There was an extra pep in the step of those taking part in 'Zumba with Louise' class in Mount Merrion in Dublin this morning, with the news that from 20 September, they will be allowed to return indoors.
It is good timing, just before the colder weather sets in. Pupils and teacher are thrilled.
"I'm delighted," says instructor Louise Heatherwick.
"We did it outside all through winter last year. We were down here with hats, gloves, scarves and thermals on.
"But now we're all delighted to be able to go back inside."
For her, the move indoors means there will now be certainty that her classes will be able to go on and not be postponed at the last minute due to the weather.
She says her business has suffered badly in the last 18 months.
"It's more or less been a write-off," she said.
"I used to have ten classes every week and it just dropped down."
Now she is looking forward to the future and the boost today's news has had. It is shared too by those in her class, including Mel Reed.
"I'm really looking forward to it," she said.

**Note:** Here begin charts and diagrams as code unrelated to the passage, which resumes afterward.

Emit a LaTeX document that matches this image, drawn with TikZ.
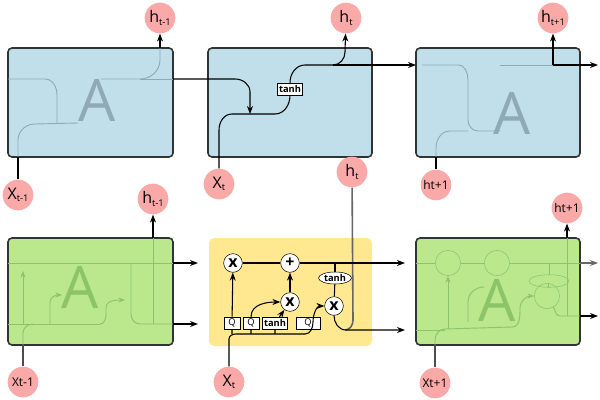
\documentclass[tikz,border=0pt]{standalone}
\usepackage{fontspec}
\setmainfont{Open Sans}
\usetikzlibrary{arrows.meta, positioning, shapes.geometric}
\definecolor{cellblue}{HTML}{C1DFEA}
\definecolor{cellgreen}{HTML}{BBE78D}
\definecolor{cellyellow}{HTML}{FFE88F}
\definecolor{dotpink}{HTML}{F9A9A8}
\definecolor{lineblue}{HTML}{8FAAB5}
\definecolor{linegreen}{HTML}{8CC46A}
\tikzset{
    cellnode/.style = {draw=black!80, line width=1.2pt, rounded corners=3pt},
    labelnode/.style = {circle, fill=dotpink, minimum size=23pt, inner sep=0pt, font=\large},
    smalllabelnode/.style = {circle, fill=dotpink, minimum size=23pt, inner sep=0pt, font=\small},
    opnode/.style = {circle, draw, fill=white, minimum size=14pt, inner sep=0pt, font=\large\bfseries},
    gatenode/.style = {draw, fill=white, rectangle, inner sep=1pt, minimum height=9pt, font=\scriptsize},
    ghost/.style = {line width=0.7pt},
    connect/.style = {black, line width=0.8pt, -{Stealth[length=6pt]}},
    wire/.style = {black, line width=0.8pt},
    every text node part/.style={align=center}
}
\newcommand{\hsub}[2]{#1\raisebox{-0.3ex}{\scriptsize #2}}
\begin{document}
\begin{tikzpicture}[x=0.75pt, y=-0.75pt]
    \useasboundingbox (0,0) rectangle (600,400);
    % top row: simple cells
    \draw[cellnode, fill=cellblue] (8,48) rectangle (173,157);
    \draw[cellnode, fill=cellblue] (208,48) rectangle (372,157);
    \draw[cellnode, fill=cellblue] (416,48) rectangle (580,157);
    \node[font=\fontsize{44}{44}\selectfont, text=lineblue] (A1) at (97,100) {A};
    \node[font=\fontsize{44}{44}\selectfont, text=lineblue] (A3) at (512,113) {A};
    \node[labelnode] (h1) at (160,18) {\hsub{h}{t-1}};
    \node[labelnode] (h2) at (346,18) {\hsub{h}{t}};
    \node[labelnode] (h3) at (553,18) {\hsub{h}{t+1}};
    \node[labelnode] (x1) at (18,195) {\hsub{X}{t-1}};
    \node[labelnode] (x2) at (219,184) {\hsub{X}{t}};
    \node[smalllabelnode] (x3) at (436,185) {ht+1};
    \coordinate (c1) at (160,48);
    \coordinate (c3) at (553,65);
    % left cell
    \draw[lineblue, ghost] (8,79) -- (45,79) to[out=0, in=90] (57,95) -- (57,123);
    \draw[lineblue, ghost] (18,157) -- (18,140) to[out=90, in=180] (35,124) -- (78,123);
    \draw[lineblue, ghost] (101,79) -- (140,79) to[out=0, in=-90] (160,60) -- (c1);
    \draw[lineblue, ghost] (140,79) -- (173,79);
    \draw[connect] (c1) -- (h1);
    \draw[wire] (x1) -- (18,157);
    \draw[connect] (173,79) -- (235,79) to[out=0, in=90] (250,92) -- (250,114);
    % middle cell
    \node[gatenode, font=\scriptsize\bfseries] (tanh1) at (290,89) {tanh};
    \draw[wire] (x2) -- (219,130) to[out=90, in=180] (232,114) -- (275,114) to[out=0, in=-90] (tanh1);
    \draw[wire] (tanh1) to[out=90, in=180] (305,65) -- (333,65);
    \draw[connect] (333,65) to[out=0, in=-90] (345,52) -- (h2);
    \draw[connect] (333,65) -- (416,65);
    % right cell
    \draw[lineblue, ghost] (422,65) -- (458,65) to[out=0, in=90] (468,80) -- (468,120) to[out=-90, in=180] (478,131) -- (500,131);
    \draw[lineblue, ghost] (436,157) -- (436,148) to[out=90, in=180] (450,131) -- (468,131);
    \draw[lineblue, ghost] (500,65) -- (c3);
    \draw[wire] (x3) -- (436,157);
    \draw[connect] (c3) -- (h3);
    \draw[connect] (c3) -- (598,65);

    % bottom row: lstm cells
    \draw[cellnode, fill=cellgreen] (8,238) rectangle (173,345);
    \fill[cellyellow, rounded corners=4pt] (209,238) rectangle (372,346);
    \draw[cellnode, fill=cellgreen] (416,238) rectangle (580,345);
    \node[font=\fontsize{44}{44}\selectfont, text=linegreen] (A4) at (80,287) {A};
    \node[font=\fontsize{44}{44}\selectfont, text=linegreen] (A6) at (497,300) {A};
    \node[labelnode] (h4) at (153,199) {\hsub{h}{t-1}};
    \node[labelnode] (h5) at (352,172) {\hsub{h}{t}};
    \node[smalllabelnode] (h6) at (567,208) {ht+1};
    \node[smalllabelnode] (x4) at (23,382) {Xt-1};
    \node[labelnode] (x5) at (229,382) {\hsub{X}{t}};
    \node[smalllabelnode] (x6) at (435,383) {Xt+1};
    \coordinate (c4) at (153,238);
    \coordinate (c6) at (567,238);
    % left lstm
    \draw[linegreen, ghost] (8,263) -- (173,263);
    \draw[linegreen, ghost] (8,324) -- (100,324);
    \draw[linegreen, ghost] (131,263) -- (131,314) to[out=-90, in=180] (140,324) -- (173,324);
    \draw[linegreen, ghost] (153,324) -- (c4);
    \draw[linegreen, ghost] (23,345) -- (23,333) to[out=90, in=180] (33,324);
    \draw[linegreen, ghost, -{Stealth[length=5pt]}] (23,324) -- (23,271);
    \draw[linegreen, ghost, -{Stealth[length=5pt]}] (50,324) -- (50,302) to[out=90, in=180] (62,295);
    \draw[linegreen, ghost, -{Stealth[length=5pt]}] (100,324) to[out=0, in=-90] (106,314) -- (106,308) to[out=90, in=180] (125,300);
    \draw[wire, black!70] (x4) -- (23,345);
    \draw[connect] (c4) -- (h4);
    \draw[connect] (173,263) -- (198,263);
    \draw[connect] (173,324) -- (198,324);
    % middle lstm
    \node[gatenode, minimum width=12pt] (q1) at (232,323) {Q};
    \node[gatenode, minimum width=12pt] (q2) at (251,323) {Q};
    \node[gatenode, font=\scriptsize\bfseries] (tanh2) at (275,323) {tanh};
    \node[gatenode, minimum width=18pt] (q3) at (308,323) {Q};
    \draw[black!60, line width=1.2pt] (h5) -- (353,320) to[out=-90, in=0] (345,330);
    \node[opnode] (m1) at (233,263) {x};
    \node[opnode] (a1) at (290,263) {+};
    \node[opnode] (m2) at (290,302) {x};
    \node[opnode] (m3) at (334,306) {x};
    \node[ellipse, draw, fill=white, inner sep=0.5pt, font=\scriptsize\bfseries] (tanh3) at (335,278) {tanh};
    \draw[wire] (m1) -- (a1);
    \draw[connect] (a1) -- (405,263);
    \draw[wire] (335,263) -- (tanh3);
    \draw[wire] (tanh3) -- (m3);
    \draw[wire] (x5) -- (229,339) to[out=90, in=180] (236,334) -- (305,334);
    \draw[connect] (232,334) -- (q1) -- (m1);
    \draw[connect] (251,334) -- (q2) to[out=90, in=180] (m2);
    \draw[connect] (275,334) -- (tanh2) -- (m2);
    \draw[connect] (m2) -- (a1);
    \draw[connect] (305,334) to[out=0, in=-90] (313,322) to[out=90, in=180] (m3);
    \draw[connect] (m3) to[out=-90, in=180] (346,330) -- (405,330);
    % right lstm
    \node[circle, draw=linegreen, minimum size=19pt] (g1) at (448,263) {};
    \node[circle, draw=linegreen, minimum size=19pt] (g2) at (497,263) {};
    \node[circle, draw=linegreen, minimum size=19pt] (g3) at (547,296) {};
    \node[ellipse, draw=linegreen, minimum width=30pt, minimum height=8pt] (g4) at (549,281) {};
    \draw[linegreen, ghost] (416,263) -- (g1) -- (g2) -- (580,263);
    \draw[linegreen, ghost] (g4) -- (g3);
    \draw[linegreen, ghost] (549,263) -- (g4);
    \draw[linegreen, ghost, -{Stealth[length=5pt]}] (448,329) -- (g1);
    \draw[linegreen, ghost] (468,322) -- (468,302) to[out=90, in=180] (484,287);
    \draw[linegreen, ghost] (416,330) -- (445,330);
    \draw[linegreen, ghost] (435,345) -- (435,340) to[out=90, in=180] (445,329) -- (512,327);
    \draw[linegreen, ghost, -{Stealth[length=5pt]}] (512,327) to[out=0, in=-90] (520,308) to[out=90, in=180] (g3);
    \draw[linegreen, ghost] (g3) to[out=-60, in=180] (560,316) -- (580,316);
    \draw[linegreen, ghost] (567,316) -- (c6);
    \draw[wire, black!70] (x6) -- (435,345);
    \draw[connect] (c6) -- (h6);
    \draw[connect, black!60] (580,263) -- (598,263);
    \draw[connect] (580,316) -- (598,316);
\end{tikzpicture}
\end{document}
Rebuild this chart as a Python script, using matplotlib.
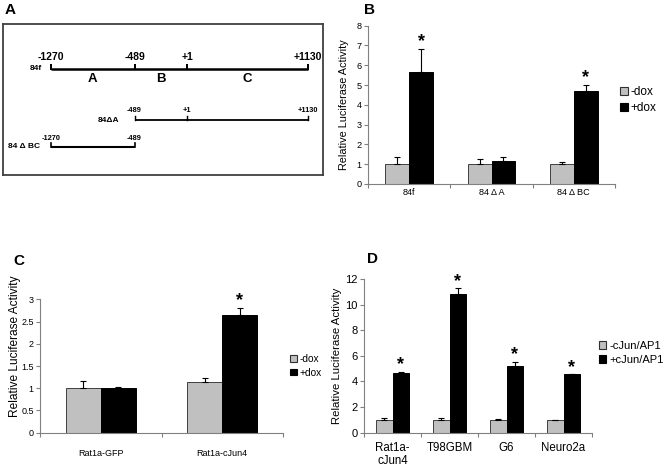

"We're a small group and at least we can guarantee that we will be back in there doing Zumba every week, which is what we love."
'A tough year'
It is a similar story across the city in Fairview's Viva School of Dance.
Founders of the school, Marcin Szymutko and Ksenia Yanchenkova are thrilled that they can, once again, open their studio to their students.
They have had their fill of Zoom lessons and cannot wait to get back to in-person teaching.
"The last year-and-a-half has been very tough for the school," says Mr Szymutko.
"We haven't seen many students in person. We did a lot of online classes but nothing beats face-to-face communication," says Ms Yanchenkova.
"Now we have a date. It's great seeing students coming through the door, enjoying themselves, laughing and smiling and learning a couple of steps."
A welcome announcement
After-school groups will also be back indoors from next month - a welcome development for the estimated 200,000 plus children who take part.
At the Mel Ryan School, which teaches dance and drama, along with other life skills, the owner can't wait to welcome back the kids after a rough year.
"It's been challenging enough, not so much for me, but for the children because they've missed out on so much valuable developmental time, emotional, intelligence education, communication skills, confidence building. They've missed out on all of that," said Mel Ryan.
The school caters for those aged 3-17. Pre-Covid, it had 500 children on its books.
''I've had parents phoning me every day talking about their children suffering from anxiety, particularly the teenagers. My heart goes out to them," she said.
"I had a parent on to me yesterday talking about their six-year-old whose verbal communication has deteriorated and has now developed a stammer. So, there's an awful lot going on that you might not realise."
Fifteen-year-old Chloe McWilliams has been attending the Mel Ryan school for many years and is keen to get back.
"I've really missed all my friends," she said.
"It'll be very exciting just to go back in and dance and do drama again.''
'Mad keen to get going'
Sport facilities will be getting ready too, after over a year of quiet, as 20 September is a key date for all those who take part in indoor sports.
"It's been quiet," said Eoin Ryan, squash coach at the Sutton club in Dublin.
"We're mad keen to get going. The last 18 months have been non-existent.
"The kids have missed it an awful lot. Hopefully we get them all back."
And that is the worry for many sport coaches: Will the same number of players return to their sports once the restrictions end?
"The seniors will probably be a bigger worry, the juniors I think will come back pretty quickly," he said.
"The seniors, the older people, if they haven't done much for the last 18 months, there's injury worries, and maybe they've got into other sports, but that's the challenge."
For many, 20 September can't some soon enough.